II. Duty to Indemnify
The Defendants argue that NCIC has a duty to indemnify all allegations brought forth by Vukovic in the Underlying Action. “An insurer’s duty to indemnify is narrower than its duty to defend its insured.” Outboard Marine Corp. v. Liberty Mut. Ins. Co., 154 Ill. 2d 90, 127 (1992). “[T]he duty to indemnify is determined once liability has been affixed.” Nat’l Am. Ins. Co., 796 F.3d at 724. “[T]he duty to indemnify arises if the insured’s activity and the resulting loss or damage actually fall within the … policy’s coverage.” Outboard Marine Corp., 154 Ill. 2d at 128 (emphasis in original).

A duty to indemnify is not ripe for adjudication “until an insured becomes legally obligated to pay damages in the Underlying Action.” Weber v. St. Paul Fire & Marine Ins. Co., 251 Ill. App. 3d 371, 373 (1993). An action “brought to determine the insurer’s duty to indemnify its insured, brought prior to a determination of the insured’s liability, is premature since the question to be determined is not ripe before adjudication in the underlying action.” Id.

*7 At this juncture, we find this question premature because liability has not yet been decided in Nikola Vukovic v. Miljan Racic and AAA Freight, Inc., et al., Case No. 2016 L 009810, which appears to still be in case management.
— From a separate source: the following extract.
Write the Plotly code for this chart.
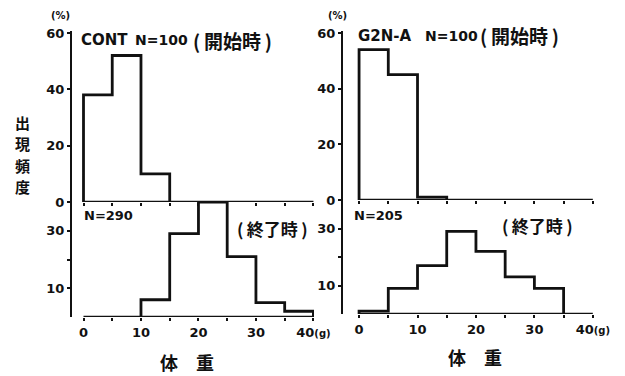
import plotly.graph_objects as go

# Body-weight frequency distributions (%), 5 g bins
BIN = 5
cont_start_lo = 0
cont_start = [38, 52, 10]
cont_end_lo = 10
cont_end = [6, 29, 40, 21, 5, 2]
g2n_start_lo = 0
g2n_start = [54, 45, 1]
g2n_end_lo = 0
g2n_end = [1, 9, 17, 29, 22, 13, 9]

x_tickvals = [0, 5, 10, 15, 20, 25, 30, 35, 40]
x_ticktext = ["0", "", "10", "", "20", "", "30", "", "40<span style='font-size:10px'>(g)</span>"]

W, H = 625, 376
INK = "#111111"
LAT = "DejaVu Sans"
CJK = "Noto Sans CJK JP"
TS = "\u2009"  # thin space inside the brackets


def px(x):
    return x / W


def py(y):
    return 1 - y / H


def step_xy(lo, vals):
    xs = [lo] + [lo + BIN * i for i in range(len(vals))] + [lo + BIN * len(vals)]
    ys = [0] + list(vals) + [0]
    return xs, ys


fig = go.Figure()

panels = [
    ("x", "y", cont_start_lo, cont_start),
    ("x2", "y2", g2n_start_lo, g2n_start),
    ("x3", "y3", cont_end_lo, cont_end),
    ("x4", "y4", g2n_end_lo, g2n_end),
]
for xa, ya, lo, vals in panels:
    xs, ys = step_xy(lo, vals)
    fig.add_trace(go.Scatter(x=xs, y=ys, mode="lines", line=dict(color=INK, width=2.8, shape="hv"),
                             xaxis=xa, yaxis=ya, showlegend=False, hoverinfo="skip", cliponaxis=False))
    # baseline of each histogram
    fig.add_trace(go.Scatter(x=[0, 40], y=[0, 0], mode="lines", line=dict(color=INK, width=2.4),
                             xaxis=xa, yaxis=ya, showlegend=False, hoverinfo="skip", cliponaxis=False))

tick_font = dict(family=LAT, size=13, color=INK, weight="bold")

left_dom = [px(72), px(314)]
right_dom = [px(343), px(594)]
left_rng = [-2.0, 40.1]
right_rng = [-2.75, 40.2]


def xaxis(dom, rng, anchor, labels):
    return dict(domain=dom, range=rng, anchor=anchor, automargin=False,
                showgrid=False, zeroline=False, showline=False,
                tickvals=x_tickvals, ticktext=x_ticktext if labels else [""] * len(x_tickvals),
                ticks="outside", ticklen=3, tickwidth=1.6, tickcolor=INK,
                tickfont=tick_font, fixedrange=True)


def yaxis(dom, rng, anchor, vals, text):
    return dict(domain=dom, range=rng, anchor=anchor, automargin=False,
                showgrid=False, zeroline=False,
                showline=True, linecolor=INK, linewidth=2.2,
                tickvals=vals, ticktext=text, ticks="outside", ticklen=3, tickwidth=1.6,
                tickcolor=INK, tickfont=tick_font, fixedrange=True)


fig.update_layout(
    template="none",
    width=W, height=H, margin=dict(l=0, r=0, t=0, b=0, pad=0),
    paper_bgcolor="white", plot_bgcolor="white",
    xaxis=xaxis(left_dom, left_rng, "y", False),
    xaxis2=xaxis(right_dom, right_rng, "y2", False),
    xaxis3=xaxis(left_dom, left_rng, "y3", True),
    xaxis4=xaxis(right_dom, right_rng, "y4", True),
    yaxis=yaxis([py(202), py(31)], [0, 60.7], "x", [0, 20, 40, 60], ["0", "20", "40", "60"]),
    yaxis2=yaxis([py(200), py(31)], [0, 60.7], "x2", [0, 20, 40, 60], ["0", "20", "40", "60"]),
    yaxis3=yaxis([py(317), py(202)], [0, 40], "x3", [10, 20, 30], ["10", "", "30"]),
    yaxis4=yaxis([py(314), py(200)], [0, 40], "x4", [10, 20, 30], ["10", "", "30"]),
)


def note(text, x, y, size, family=CJK, xanchor="left", pad=1):
    fig.add_annotation(text=text, x=px(x), y=py(y), xref="paper", yref="paper", showarrow=False,
                       xanchor=xanchor, yanchor="middle", borderpad=pad,
                       font=dict(family=family, size=size, color=INK, weight="bold"))


start_lbl = f"({TS}開始時{TS})"
end_lbl = f"({TS}終了時{TS})"

note("(%)", 49, 16, 10, LAT)
note("(%)", 326, 16, 10, LAT)
note("CONT", 79, 40, 15, LAT)
note("N=100", 133, 40, 14, LAT)
note(start_lbl, 191, 40, 19)
note("G2N-A", 356, 36, 15, LAT)
note("N=100", 423, 36, 14, LAT)
note(start_lbl, 478, 36, 19)
note("N=290", 82, 215, 13, LAT)
note("N=205", 352, 215, 13, LAT)
note(end_lbl, 235, 228, 17)
note(end_lbl, 500, 225, 17)
note("体　重", 187, 362, 18, xanchor="center")
note("体　重", 475, 357, 18, xanchor="center")
# vertical axis title, one character per line
for i, ch in enumerate("出現頻度"):
    note(ch, 22, 122 + 21.5 * i, 15, xanchor="center", pad=0)

fig.write_html("out.html")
Accordingly, the Court will not rule on the duty to indemnify at this point.

For the aforementioned reasons, the Court grants Defendants’ motion in part and denies it in part. NCIC’s motion is denied. It is so ordered.

All Citations
Slip Copy, 2019 WL 1331790


The pleadings indicate that multiple attempts to locate and serve Mario were made. However, upon information and belief, Mario appears to no longer be in the country.

The Agreement unambiguously asserts MBD Transportation as the independent contractor and AAA as the Carrier.